密闭空间内，若产生的CO2不及时清除，会对人的健康造成威胁。吸附法因能耗低、使用周期长、无腐蚀等优点，被认为较有应用前景。针对目前低浓度CO2吸附剂存在不耐水，有机胺负载量低、分散度差、与吸附载体结合力不强等问题，设计在炭凝胶合成过程中掺杂异质金属，对其表面化学性质进行有目的的调控，使之能与聚乙烯亚胺（PEI）进行高效嫁接反应，同时通过引入表面活性剂将PEI分散为相互贯穿的聚合物网络，大幅提高PEI负载量、分散度、结合力和利用率。研究炭凝胶孔道微观结构和表面化学性质的调控规律、探讨有机胺的嫁接反应机理和评价氨基改性掺杂型炭凝胶对CO2与水汽的共吸附性能。研究成果将为新型CO2捕集材料功能化设计提供新思路和新方法，对我国载人航天工程具有重要意义。

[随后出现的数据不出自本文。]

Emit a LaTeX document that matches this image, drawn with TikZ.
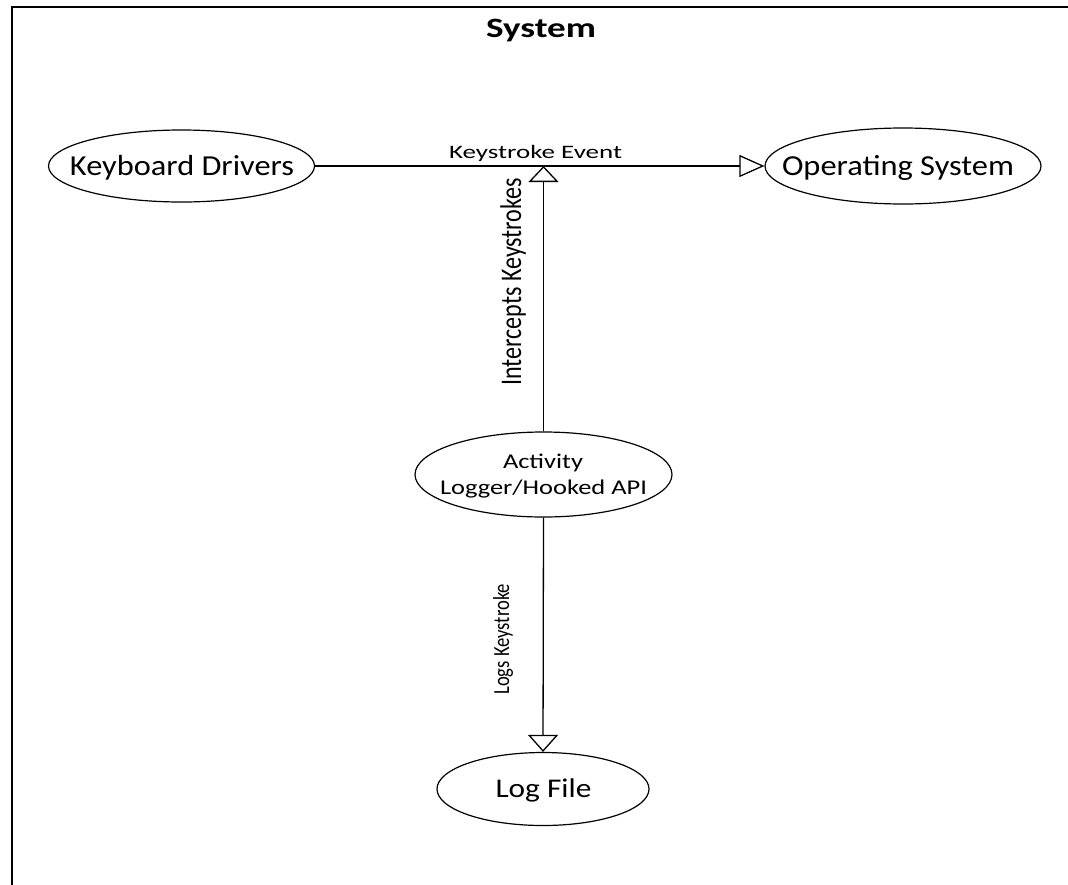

密闭空间内，若产生的CO2不及时清除，会对人的健康造成威胁。吸附法因能耗低、使用周期长、无腐蚀等优点，被认为较有应用前景。针对目前低浓度CO2吸附剂存在不耐水，有机胺负载量低、分散度差、与吸附载体结合力不强等问题，本研究利用乙酸锆代替碳酸钠作为催化剂参与炭凝胶的溶胶-凝胶过程，研究发现炭化后的材料大孔较多，孔道结构相对丰富，有利于有机胺分散在孔道中。单纯用乙酸锆代替碳酸钠作为催化剂的炭凝胶材料比表面积和总孔容都很小，且孔径分布集中在100nm以上，大孔较多，微孔较少，因此用锆掺杂后的炭凝胶材料能够负载较多有机胺，达到较高的CO2吸附量。锆掺杂炭凝胶浸渍TEPA后的CO2吸附量比较研究表明，浓度越高，吸附效果越好，但当有机胺浓度过高时，会堵塞孔道结构，反而会降低吸附效果；不同载体材料由于孔结构不同，导致有机胺的分散效果也不同。通过调节R/C比，有效改善炭凝胶载体的孔结构，而当这些载体浸渍PEI后，比表面积和孔容发生变化，这些变化会影响吸附剂对CO2的吸附量。电热脱附相较于相同温度下的热吹扫脱附，脱附速率更快。因此电热脱附除了能使吸附剂快速升温至脱附温度，还能对脱附过程有催化作用，提高脱附效率，大大缩短吸附/脱附的循环操作周期，降低吸附剂再生过程的能耗。研究成果将为新型CO2捕集材料功能化设计提供新思路和新方法，对我国载人航天工程具有重要意义。